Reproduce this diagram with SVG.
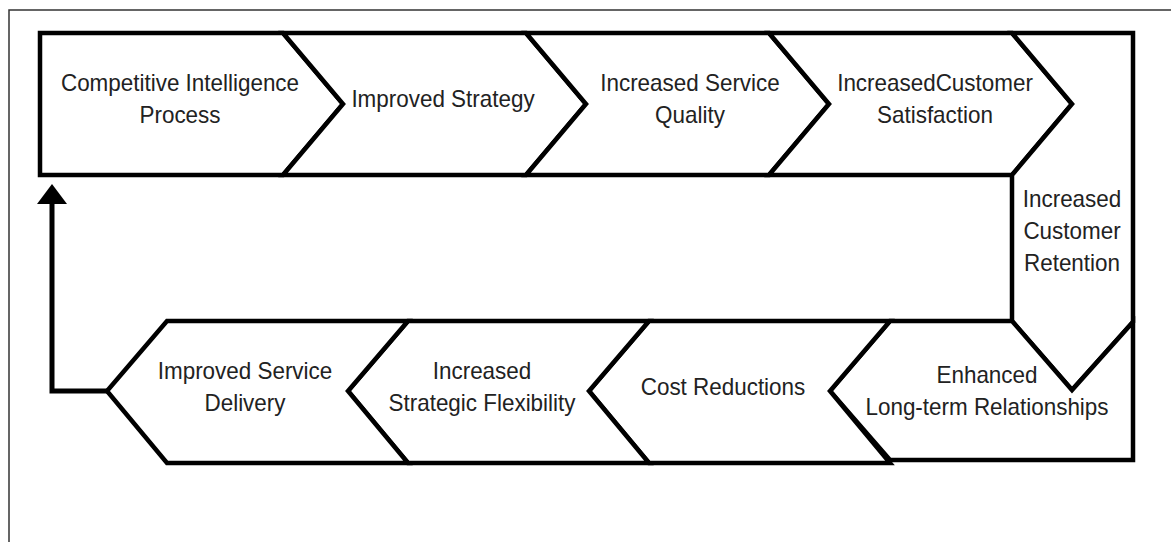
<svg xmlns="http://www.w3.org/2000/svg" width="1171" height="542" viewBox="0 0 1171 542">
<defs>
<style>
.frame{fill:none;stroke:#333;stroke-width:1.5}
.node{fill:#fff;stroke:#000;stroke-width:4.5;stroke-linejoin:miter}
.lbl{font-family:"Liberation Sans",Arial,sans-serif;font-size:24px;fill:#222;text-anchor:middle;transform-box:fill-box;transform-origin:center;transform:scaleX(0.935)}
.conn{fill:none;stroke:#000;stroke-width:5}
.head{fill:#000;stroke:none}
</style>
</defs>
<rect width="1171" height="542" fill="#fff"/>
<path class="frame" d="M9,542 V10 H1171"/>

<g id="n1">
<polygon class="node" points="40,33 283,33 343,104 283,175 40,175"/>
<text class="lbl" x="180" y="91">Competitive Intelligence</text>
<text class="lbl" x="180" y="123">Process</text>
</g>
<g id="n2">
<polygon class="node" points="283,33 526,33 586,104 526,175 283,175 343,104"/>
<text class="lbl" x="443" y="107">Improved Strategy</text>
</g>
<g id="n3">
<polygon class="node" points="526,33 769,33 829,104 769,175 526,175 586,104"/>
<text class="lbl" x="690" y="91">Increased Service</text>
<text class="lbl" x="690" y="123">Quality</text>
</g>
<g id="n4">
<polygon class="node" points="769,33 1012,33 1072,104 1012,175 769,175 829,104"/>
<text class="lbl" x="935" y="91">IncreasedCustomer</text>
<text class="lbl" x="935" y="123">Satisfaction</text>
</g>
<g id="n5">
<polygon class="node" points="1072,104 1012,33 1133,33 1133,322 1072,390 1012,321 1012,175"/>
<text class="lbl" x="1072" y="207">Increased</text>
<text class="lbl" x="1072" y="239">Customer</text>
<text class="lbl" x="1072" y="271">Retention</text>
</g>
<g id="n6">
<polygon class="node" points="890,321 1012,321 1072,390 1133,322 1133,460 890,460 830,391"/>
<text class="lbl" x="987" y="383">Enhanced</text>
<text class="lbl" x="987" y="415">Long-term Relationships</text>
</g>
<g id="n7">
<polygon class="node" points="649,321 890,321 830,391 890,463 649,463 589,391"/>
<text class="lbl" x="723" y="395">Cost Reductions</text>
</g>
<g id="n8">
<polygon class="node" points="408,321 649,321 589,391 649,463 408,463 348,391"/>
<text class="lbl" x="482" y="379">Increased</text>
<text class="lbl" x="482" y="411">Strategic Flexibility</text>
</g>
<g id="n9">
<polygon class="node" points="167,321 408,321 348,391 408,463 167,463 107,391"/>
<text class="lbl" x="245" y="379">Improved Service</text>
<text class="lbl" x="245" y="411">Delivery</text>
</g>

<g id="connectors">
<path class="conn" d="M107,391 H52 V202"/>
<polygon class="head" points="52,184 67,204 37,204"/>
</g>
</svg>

═══

▶ Task directions: Quote in full the listing given above; the images are to be left out.

▶ Solution for this problem:
Reproduce this diagram with SVG.
<svg xmlns="http://www.w3.org/2000/svg" width="1171" height="542" viewBox="0 0 1171 542">
<defs>
<style>
.frame{fill:none;stroke:#333;stroke-width:1.5}
.node{fill:#fff;stroke:#000;stroke-width:4.5;stroke-linejoin:miter}
.lbl{font-family:"Liberation Sans",Arial,sans-serif;font-size:24px;fill:#222;text-anchor:middle;transform-box:fill-box;transform-origin:center;transform:scaleX(0.935)}
.conn{fill:none;stroke:#000;stroke-width:5}
.head{fill:#000;stroke:none}
</style>
</defs>
<rect width="1171" height="542" fill="#fff"/>
<path class="frame" d="M9,542 V10 H1171"/>

<g id="n1">
<polygon class="node" points="40,33 283,33 343,104 283,175 40,175"/>
<text class="lbl" x="180" y="91">Competitive Intelligence</text>
<text class="lbl" x="180" y="123">Process</text>
</g>
<g id="n2">
<polygon class="node" points="283,33 526,33 586,104 526,175 283,175 343,104"/>
<text class="lbl" x="443" y="107">Improved Strategy</text>
</g>
<g id="n3">
<polygon class="node" points="526,33 769,33 829,104 769,175 526,175 586,104"/>
<text class="lbl" x="690" y="91">Increased Service</text>
<text class="lbl" x="690" y="123">Quality</text>
</g>
<g id="n4">
<polygon class="node" points="769,33 1012,33 1072,104 1012,175 769,175 829,104"/>
<text class="lbl" x="935" y="91">IncreasedCustomer</text>
<text class="lbl" x="935" y="123">Satisfaction</text>
</g>
<g id="n5">
<polygon class="node" points="1072,104 1012,33 1133,33 1133,322 1072,390 1012,321 1012,175"/>
<text class="lbl" x="1072" y="207">Increased</text>
<text class="lbl" x="1072" y="239">Customer</text>
<text class="lbl" x="1072" y="271">Retention</text>
</g>
<g id="n6">
<polygon class="node" points="890,321 1012,321 1072,390 1133,322 1133,460 890,460 830,391"/>
<text class="lbl" x="987" y="383">Enhanced</text>
<text class="lbl" x="987" y="415">Long-term Relationships</text>
</g>
<g id="n7">
<polygon class="node" points="649,321 890,321 830,391 890,463 649,463 589,391"/>
<text class="lbl" x="723" y="395">Cost Reductions</text>
</g>
<g id="n8">
<polygon class="node" points="408,321 649,321 589,391 649,463 408,463 348,391"/>
<text class="lbl" x="482" y="379">Increased</text>
<text class="lbl" x="482" y="411">Strategic Flexibility</text>
</g>
<g id="n9">
<polygon class="node" points="167,321 408,321 348,391 408,463 167,463 107,391"/>
<text class="lbl" x="245" y="379">Improved Service</text>
<text class="lbl" x="245" y="411">Delivery</text>
</g>

<g id="connectors">
<path class="conn" d="M107,391 H52 V202"/>
<polygon class="head" points="52,184 67,204 37,204"/>
</g>
</svg>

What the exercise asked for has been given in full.